Ontvangen 4 april 2022
De ondergetekenden stellen het volgende amendement voor:
In artikel I, onderdeel B, wordt in het voorgestelde artikel 6, eerste lid, onderdeel p, sub 3o «stabiel hoofdverblijf» vervangen door «hoofdverblijf».
In de memorie van toelichting staat over de term stabiel verblijf: «[d]eze optievoorwaarde geeft invulling aan het stabiele karakter van het verblijf. Slechts indien het kind en de ouders het vertrek niet hebben gefrustreerd en zich niet hebben onttrokken aan toezicht, kan het verblijf stabiel worden geacht.
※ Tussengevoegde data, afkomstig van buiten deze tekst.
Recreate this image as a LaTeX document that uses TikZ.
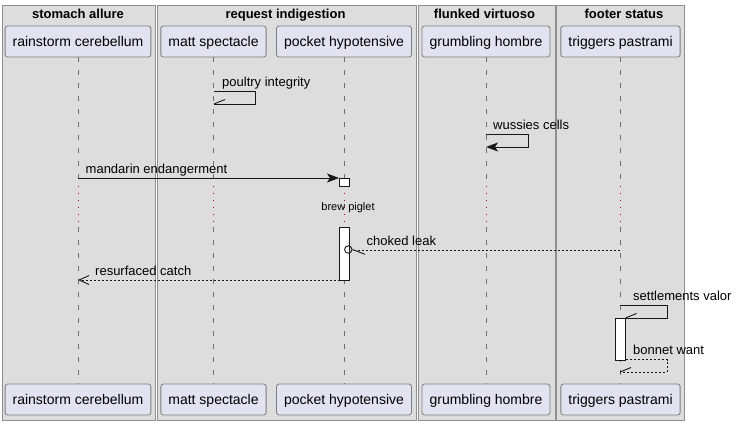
\documentclass[tikz,border=0pt]{standalone}
\usepackage{fontspec}
\setmainfont{Liberation Sans}
\usetikzlibrary{arrows.meta}
\definecolor{framefill}{HTML}{DDDDDD}
\definecolor{framedraw}{HTML}{8F8F8F}
\definecolor{partfill}{HTML}{E2E2F0}
\definecolor{partdraw}{HTML}{7E7E7E}
\definecolor{lifegray}{HTML}{707070}
\definecolor{delayred}{HTML}{A80036}
\definecolor{ink}{HTML}{181818}
\begin{document}
\begin{tikzpicture}[x=1pt,y=-1pt,
  grp/.style={draw=framedraw,fill=framefill,line width=0.9pt},
  gtitle/.style={font=\fontsize{13}{15}\selectfont\bfseries,anchor=base,inner sep=0pt},
  part/.style={rectangle,rounded corners=2.5pt,draw=partdraw,fill=partfill,line width=0.8pt,
    font=\fontsize{14}{16}\selectfont,minimum height=31pt,inner xsep=7.5pt,
    text height=10pt,text depth=0pt},
  life/.style={draw=lifegray,line width=0.8pt,dash pattern=on 4.5pt off 8.5pt},
  delayln/.style={draw=delayred,line width=1pt,dash pattern=on 1.2pt off 5.8pt},
  msg/.style={draw=ink,line width=0.9pt},
  ret/.style={msg,dash pattern=on 2pt off 2pt},
  lbl/.style={font=\fontsize{13}{15}\selectfont,anchor=base west,inner sep=0pt},
  act/.style={draw=ink,fill=white,line width=0.9pt},
  filled/.style={-{Stealth[length=12pt,width=9pt,inset=3pt]}},
  openarr/.style={-{Straight Barb[length=10pt,width=9pt,line width=0.9pt]}}
]
\useasboundingbox (0,0) rectangle (736,425);
\fill[white] (0,0) rectangle (736,425);

% group frames
\draw[grp] (2,5) rectangle (155.5,420);
\draw[grp] (157,5) rectangle (416.5,420);
\draw[grp] (418,5) rectangle (555,420);
\draw[grp] (556.5,5) rectangle (684,420);
\node[gtitle] (g1) at (78,18.5) {stomach allure};
\node[gtitle] (g2) at (285.5,18.5) {request indigestion};
\node[gtitle] (g3) at (484.5,18.5) {flunked virtuoso};
\node[gtitle] (g4) at (624,18.5) {footer status};

% participants
\node[part] (rc-top) at (78,41.5) {rainstorm cerebellum};
\node[part] (ms-top) at (213.5,41.5) {matt spectacle};
\node[part] (ph-top) at (344,41.5) {pocket hypotensive};
\node[part] (gh-top) at (486,41.5) {grumbling hombre};
\node[part] (tp-top) at (620.5,41.5) {triggers pastrami};
\node[part] (rc-bot) at (78,399.5) {rainstorm cerebellum};
\node[part] (ms-bot) at (213.5,399.5) {matt spectacle};
\node[part] (ph-bot) at (344,399.5) {pocket hypotensive};
\node[part] (gh-bot) at (486,399.5) {grumbling hombre};
\node[part] (tp-bot) at (620.5,399.5) {triggers pastrami};

% lifelines with delay section
\foreach \n in {rc,ms,ph,gh,tp}{
  \coordinate (\n-d1) at (\n-top.south |- 0,185.5);
  \coordinate (\n-d2) at (\n-top.south |- 0,227);
  \draw[life] (\n-top.south) -- (\n-d1);
  \draw[delayln] (\n-d1) -- (\n-d2);
  \draw[life] (\n-d2) -- (\n-bot.north);
}

% activations
\draw[act] (339.5,178) rectangle (349.5,186.5);
\draw[act] (339.5,227) rectangle (349.5,280);
\draw[act] (615.5,318) rectangle (625.5,360);

% poultry integrity (self)
\coordinate (pi1) at (214,91);
\coordinate (pi2) at (255.5,91);
\coordinate (pi3) at (255.5,104);
\coordinate (pi4) at (214,104);
\draw[msg] (pi1) -- (pi2) -- (pi3) -- (pi4);
\draw[msg] (pi4) -- ++(11,-4.5);
\node[lbl] (pil) at (222,86.5) {poultry integrity};

% wussies cells (self)
\coordinate (wc1) at (486,134);
\coordinate (wc2) at (528,134);
\coordinate (wc3) at (528,147);
\coordinate (wc4) at (486,147);
\draw[msg,filled] (wc1) -- (wc2) -- (wc3) -- (wc4);
\node[lbl] (wcl) at (493,129.5) {wussies cells};

% mandarin endangerment
\coordinate (me1) at (78,178);
\coordinate (me2) at (339,178);
\draw[msg,filled] (me1) -- (me2);
\node[lbl] (mel) at (85.5,173.5) {mandarin endangerment};

% brew piglet delay label
\node[font=\fontsize{11}{13}\selectfont,anchor=base,inner sep=0pt] (bp) at (348,210) {brew piglet};

% choked leak
\coordinate (cl1) at (620,250);
\coordinate (cl2) at (352,250);
\draw[ret] (cl1) -- (cl2);
\node[draw=ink,line width=0.9pt,circle,minimum size=7.4pt,inner sep=0pt] (clc) at (348.3,249.5) {};
\draw[msg] (clc.east) -- ++(12.5,4.8);
\node[lbl] (cll) at (366.5,245) {choked leak};

% resurfaced catch
\coordinate (rs1) at (339.5,280);
\coordinate (rs2) at (78,280);
\draw[ret,openarr] (rs1) -- (rs2);
\node[lbl] (rsl) at (95,275.5) {resurfaced catch};

% settlements valor (self, to activation)
\coordinate (sv1) at (620,305.5);
\coordinate (sv2) at (667,305.5);
\coordinate (sv3) at (667,318);
\coordinate (sv4) at (625.5,318);
\draw[msg] (sv1) -- (sv2) -- (sv3) -- (sv4);
\draw[msg] (sv4) -- ++(11,-4.5);
\node[lbl] (svl) at (633,300.5) {settlements valor};

% bonnet want (dashed self return)
\coordinate (bw1) at (625.5,359.5);
\coordinate (bw2) at (667,359.5);
\coordinate (bw3) at (667,372);
\coordinate (bw4) at (620,372);
\draw[ret] (bw1) -- (bw2) -- (bw3) -- (bw4);
\draw[msg] (bw4) -- ++(11,-4.5);
\node[lbl] (bwl) at (633,354.5) {bonnet want};
\end{tikzpicture}
\end{document}
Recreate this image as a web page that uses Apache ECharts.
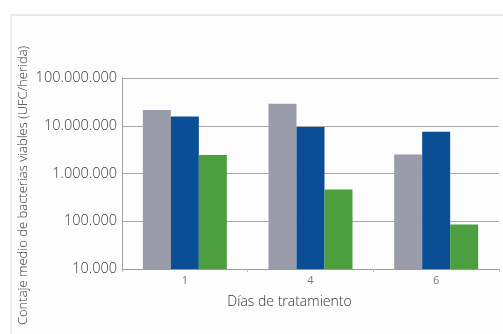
<!DOCTYPE html>
<html>
<head>
<meta charset="utf-8">
<script src="https://cdn.jsdelivr.net/npm/echarts@6/dist/echarts.min.js"></script>
<style>
  html, body { margin: 0; padding: 0; background: #ffffff; }
  #chart { width: 503px; height: 334px; }
</style>
</head>
<body>
<div id="chart"></div>
<script>
// Treatment days on the x axis
const days = ['1', '4', '6'];

// Mean viable bacteria counts (CFU / wound), one array per group
const serieGris = [21500000, 29000000, 2500000];
const serieAzul = [15600000, 9400000, 7500000];
const serieVerde = [2450000, 460000, 85000];

// Labels for the log-scale ticks
const yTickLabels = {
  10000: '10.000',
  100000: '100.000',
  1000000: '1.000.000',
  10000000: '10.000.000',
  100000000: '100.000.000'
};

const chart = echarts.init(document.getElementById('chart'), null, { renderer: 'canvas' });

const fontFam = '"Open Sans", "Noto Sans", sans-serif';

chart.setOption({
  animation: false,
  backgroundColor: '#ffffff',
  graphic: [
    {
      type: 'rect',
      z: -10,
      silent: true,
      shape: { x: 11, y: 15, width: 520, height: 340 },
      style: { fill: '#fdfdfd', stroke: '#ebebeb', lineWidth: 2 }
    }
  ],
  grid: { left: 122, right: 4, top: 78, bottom: 65 },
  xAxis: {
    type: 'category',
    data: days,
    name: 'Días de tratamiento',
    nameLocation: 'middle',
    nameGap: 26,
    nameTextStyle: { fontFamily: fontFam, fontSize: 14, fontWeight: 300, color: '#333', padding: [0, 42, 0, 0] },
    axisLine: { lineStyle: { color: '#9a9a9a', width: 1 } },
    axisTick: { show: true, alignWithLabel: false, length: 3, lineStyle: { color: '#bbbbbb' } },
    axisLabel: { fontFamily: fontFam, fontSize: 11, color: '#777', margin: 6 }
  },
  yAxis: {
    type: 'log',
    logBase: 10,
    min: 10000,
    max: 100000000,
    name: 'Contaje medio de bacterias viables (UFC/herida)',
    nameLocation: 'middle',
    nameGap: 92,
    nameMoveOverlap: false,
    nameRotate: 90,
    nameTextStyle: { fontFamily: fontFam, fontSize: 13, fontWeight: 300, color: '#333', padding: [0, 24, 0, 0] },
    axisLine: { show: true, lineStyle: { color: '#a0a0a0', width: 1 } },
    axisTick: { show: false },
    splitLine: { show: true, lineStyle: { color: '#a8a8a8', width: 1 } },
    axisLabel: {
      fontFamily: fontFam,
      fontSize: 14.5,
      fontWeight: 300,
      color: '#3a3a3a',
      margin: 5,
      formatter: function (v) { return yTickLabels[Math.round(v)] || ''; }
    }
  },
  series: [
    {
      name: 'gris',
      type: 'bar',
      data: serieGris,
      barWidth: 28,
      barGap: '0%',
      barCategoryGap: '33%',
      itemStyle: { color: '#9a9caa' }
    },
    {
      name: 'azul',
      type: 'bar',
      data: serieAzul,
      barWidth: 28,
      barGap: '0%',
      itemStyle: { color: '#0a4f96' }
    },
    {
      name: 'verde',
      type: 'bar',
      data: serieVerde,
      barWidth: 28,
      barGap: '0%',
      itemStyle: { color: '#4c9e3f' }
    }
  ]
});
</script>
</body>
</html>
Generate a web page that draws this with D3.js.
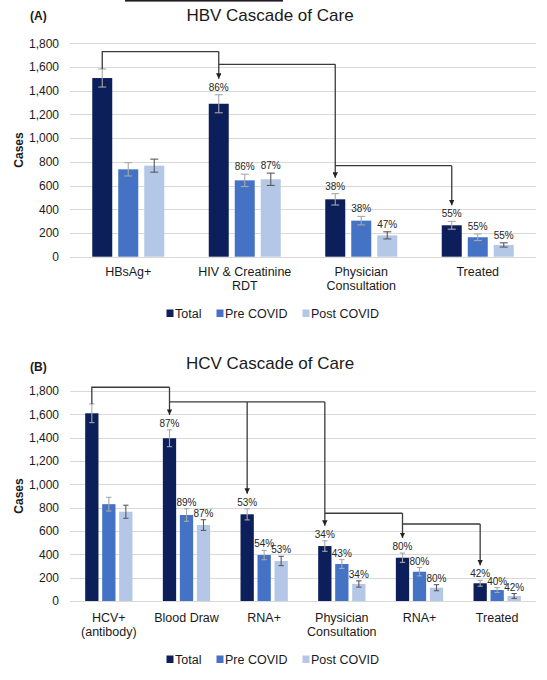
<!DOCTYPE html>
<html><head><meta charset="utf-8">
<script src="https://cdn.jsdelivr.net/npm/d3@7"></script>
<style>
html,body{margin:0;padding:0;background:#fff;}
svg{display:block;font-family:"Liberation Sans",Arial,sans-serif;}
</style></head>
<body>
<svg id="chart" width="547" height="680"></svg>
<script>
// ---------- Data ----------
const seriesNames = ["Total", "Pre COVID", "Post COVID"];
const yTicks = [0, 200, 400, 600, 800, 1000, 1200, 1400, 1600, 1800];

// Panel A: HBV
const hbvCategories = [["HBsAg+"], ["HIV & Creatinine", "RDT"], ["Physician", "Consultation"], ["Treated"]];
const hbvTotal = [1507, 1290, 484, 265];
const hbvPre   = [737, 644, 304, 164];
const hbvPost  = [768, 653, 180, 99];
const hbvTotalErr = [76, 76, 48, 33];
const hbvPreErr   = [56, 52, 36, 28];
const hbvPostErr  = [55, 52, 30, 18];
const hbvTotalPct = [null, "86%", "38%", "55%"];
const hbvPrePct   = [null, "86%", "38%", "55%"];
const hbvPostPct  = [null, "87%", "47%", "55%"];
const hbvLinks = [
  {from: 0, to: [1], level: 1730},
  {from: 1, to: [2], level: 1623},
  {from: 2, to: [3], level: 768}
];

// Panel B: HCV
const hcvCategories = [["HCV+", "(antibody)"], ["Blood Draw"], ["RNA+"], ["Physician", "Consultation"], ["RNA+"], ["Treated"]];
const hcvTotal = [1609, 1395, 743, 471, 371, 152];
const hcvPre   = [830, 737, 394, 317, 251, 94];
const hcvPost  = [765, 651, 343, 146, 114, 43];
const hcvTotalErr = [80, 72, 48, 45, 40, 25];
const hcvPreErr   = [59, 54, 40, 38, 36, 21];
const hcvPostErr  = [56, 46, 40, 27, 26, 21];
const hcvTotalPct = [null, "87%", "53%", "34%", "80%", "42%"];
const hcvPrePct   = [null, "89%", "54%", "43%", "80%", "40%"];
const hcvPostPct  = [null, "87%", "53%", "34%", "80%", "42%"];
const hcvLinks = [
  {from: 0, to: [1], level: 1832},
  {from: 1, to: [2, 3], level: 1706},
  {from: 3, to: [4], level: 752},
  {from: 4, to: [5], level: 660}
];

// ---------- Styles ----------
const colors = ["#0c1f5b", "#4472c4", "#b4c7e7"];
const errColors = ["#a8a8a8", "#a8a8a8", "#5a5a5a"];

const svg = d3.select("#chart");
const defs = svg.append("defs");
defs.append("marker").attr("id", "arrow").attr("viewBox", "0 0 10 10")
  .attr("refX", 10).attr("refY", 5).attr("markerWidth", 4.2).attr("markerHeight", 4.2)
  .attr("markerUnits", "strokeWidth").attr("orient", "auto")
  .append("path").attr("d", "M0,0 L10,5 L0,10 z").attr("fill", "#222");

// decorative dark strip at the very top of the image
svg.append("rect").attr("x", 125).attr("y", 0).attr("width", 158).attr("height", 1.6).attr("fill", "#241c24");

function panel(cfg) {
  const g = svg.append("g");
  const x = d3.scaleBand().domain(d3.range(cfg.cats.length)).range([70, 536]).padding(0);
  const y = d3.scaleLinear().domain([0, 1800]).range([cfg.y0, cfg.y1]);
  const gw = cfg.groupFrac * x.bandwidth();
  const x1 = d3.scaleBand().domain(d3.range(3))
    .range([x.bandwidth() / 2 - gw / 2, x.bandwidth() / 2 + gw / 2])
    .paddingInner(cfg.innerPad).paddingOuter(0);

  // gridlines
  g.append("g").selectAll("line").data(yTicks).join("line")
    .attr("x1", 70).attr("x2", 536)
    .attr("y1", d => Math.round(y(d)) + 0.5).attr("y2", d => Math.round(y(d)) + 0.5)
    .attr("stroke", "#d9d9d9").attr("stroke-width", 1.2);

  // y axis labels
  const yAxis = d3.axisLeft(y).tickValues(yTicks).tickFormat(d3.format(",")).tickSize(0).tickPadding(0);
  const ya = g.append("g").attr("transform", "translate(59,0)").call(yAxis);
  ya.select(".domain").remove();
  ya.selectAll("text").attr("font-size", 12).attr("fill", "#1a1a1a")
    .attr("font-family", "Liberation Sans, Arial, sans-serif");

  // y label
  g.append("text").attr("transform", `translate(22.5,${(cfg.y0 + cfg.y1) / 2}) rotate(-90)`)
    .attr("text-anchor", "middle").attr("font-size", 12).attr("font-weight", "bold").attr("fill", "#1a1a1a")
    .text("Cases");

  // panel tag and title
  g.append("text").attr("x", 30).attr("y", cfg.tagY).attr("font-size", 12).attr("font-weight", "bold")
    .attr("fill", "#1a1a1a").text(cfg.tag);
  g.append("text").attr("x", 270).attr("y", cfg.titleY).attr("text-anchor", "middle")
    .attr("font-size", 17).attr("fill", "#1a1a1a").text(cfg.title);

  const series = [
    {vals: cfg.total, errs: cfg.totalErr, pct: cfg.totalPct},
    {vals: cfg.pre, errs: cfg.preErr, pct: cfg.prePct},
    {vals: cfg.post, errs: cfg.postErr, pct: cfg.postPct}
  ];

  const bars = g.append("g");
  series.forEach((s, si) => {
    const rows = s.vals.map((v, i) => ({i, v, e: s.errs[i], p: s.pct[i]}));
    const cx = d => x(d.i) + x1(si) + x1.bandwidth() / 2;
    bars.selectAll(null).data(rows).join("rect")
      .attr("x", d => x(d.i) + x1(si)).attr("width", x1.bandwidth())
      .attr("y", d => y(d.v)).attr("height", d => y(0) - y(d.v))
      .attr("fill", colors[si]);
    const cap = x1.bandwidth() * 0.4;
    const eg = bars.append("g").attr("stroke", errColors[si]).attr("stroke-width", 1.1);
    eg.selectAll(null).data(rows).join("line")
      .attr("x1", cx).attr("x2", cx).attr("y1", d => y(d.v + d.e)).attr("y2", d => y(d.v - d.e));
    eg.selectAll(null).data(rows).join("line")
      .attr("x1", d => cx(d) - cap / 2).attr("x2", d => cx(d) + cap / 2)
      .attr("y1", d => y(d.v + d.e)).attr("y2", d => y(d.v + d.e));
    eg.selectAll(null).data(rows).join("line")
      .attr("x1", d => cx(d) - cap / 2).attr("x2", d => cx(d) + cap / 2)
      .attr("y1", d => y(d.v - d.e)).attr("y2", d => y(d.v - d.e));
    bars.selectAll(null).data(rows.filter(d => d.p)).join("text")
      .attr("x", cx).attr("y", d => y(d.v + d.e) - cfg.pctGap)
      .attr("text-anchor", "middle").attr("font-size", 10).attr("fill", "#262626")
      .text(d => d.p);
  });

  // connectors
  const tx = i => x(i) + x1(0) + x1.bandwidth() / 2;
  const tipY = i => y(cfg.total[i] + cfg.totalErr[i]) - cfg.pctGap - 12;
  const lg = g.append("g").attr("stroke", "#3a3a3a").attr("stroke-width", 1.3).attr("fill", "none");
  cfg.links.forEach(l => {
    const ly = y(l.level);
    const last = l.to[l.to.length - 1];
    if (l.from === 0) {
      lg.append("path").attr("d", `M${tx(0)},${y(cfg.total[0] + cfg.totalErr[0])}V${ly}H${tx(last)}`);
    } else {
      lg.append("path").attr("d", `M${tx(l.from)},${ly}H${tx(last)}`);
    }
    l.to.forEach(t => {
      lg.append("path").attr("d", `M${tx(t)},${ly}V${tipY(t)}`).attr("marker-end", "url(#arrow)");
    });
  });

  // category labels
  const cl = g.append("g");
  cfg.cats.forEach((lines, i) => {
    const t = cl.append("text").attr("text-anchor", "middle").attr("font-size", 12.5).attr("fill", "#1a1a1a");
    lines.forEach((ln, k) => {
      t.append("tspan").attr("x", x(i) + x.bandwidth() / 2).attr("y", cfg.catY + k * 14).text(ln);
    });
  });

  // legend
  const legX = [166.5, 216.5, 302.5];
  const lgd = g.append("g");
  seriesNames.forEach((n, i) => {
    lgd.append("rect").attr("x", legX[i]).attr("y", cfg.legY - 8.5).attr("width", 7).attr("height", 7.5).attr("fill", colors[i]);
    lgd.append("text").attr("x", legX[i] + 8.5).attr("y", cfg.legY).attr("font-size", 12.5).attr("fill", "#1a1a1a").text(n);
  });
}

panel({
  cats: hbvCategories, total: hbvTotal, pre: hbvPre, post: hbvPost,
  totalErr: hbvTotalErr, preErr: hbvPreErr, postErr: hbvPostErr,
  totalPct: hbvTotalPct, prePct: hbvPrePct, postPct: hbvPostPct, links: hbvLinks,
  y0: 256.7, y1: 43.3, groupFrac: 0.618, innerPad: 0.2308, pctGap: 4,
  tag: "(A)", tagY: 20, title: "HBV Cascade of Care", titleY: 21,
  catY: 276, legY: 318
});
panel({
  cats: hcvCategories, total: hcvTotal, pre: hcvPre, post: hcvPost,
  totalErr: hcvTotalErr, preErr: hcvPreErr, postErr: hcvPostErr,
  totalPct: hcvTotalPct, prePct: hcvPrePct, postPct: hcvPostPct, links: hcvLinks,
  y0: 601, y1: 391, groupFrac: 0.609, innerPad: 0.218, pctGap: 3,
  tag: "(B)", tagY: 371, title: "HCV Cascade of Care", titleY: 369,
  catY: 622, legY: 664
});
</script>
</body></html>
Wat stabiel precies inhoudt zal nader worden uitgewerkt in de beleidsregels.» Indiener is van mening dat dit wetsvoorstel hiermee verder gaat dan de vier limitatieve voorwaarden uit artikel 1 van het Verdrag tot beperking der staatloosheid uit 1961, waarin het vereiste van medewerking aan vertrek niet is opgenomen. Door deze eis wel te stellen, gaat het wetsvoorstel verder dan het Verdrag. Met de alternatieve term hoofdverblijf beoogt indiener dit probleem op te lossen. Voor de term «hoofdverblijf» is gekozen omdat deze aansluit bij de gebruikte terminologie in de Rijkswet op het Nederlanderschap. Dit is een andere term dan de Afdeling voorstelt («gewoon verblijf»), maar indieners hechten er waarde aan te benadrukken dat ze hetzelfde beogen als wat de Afdeling voorstelt.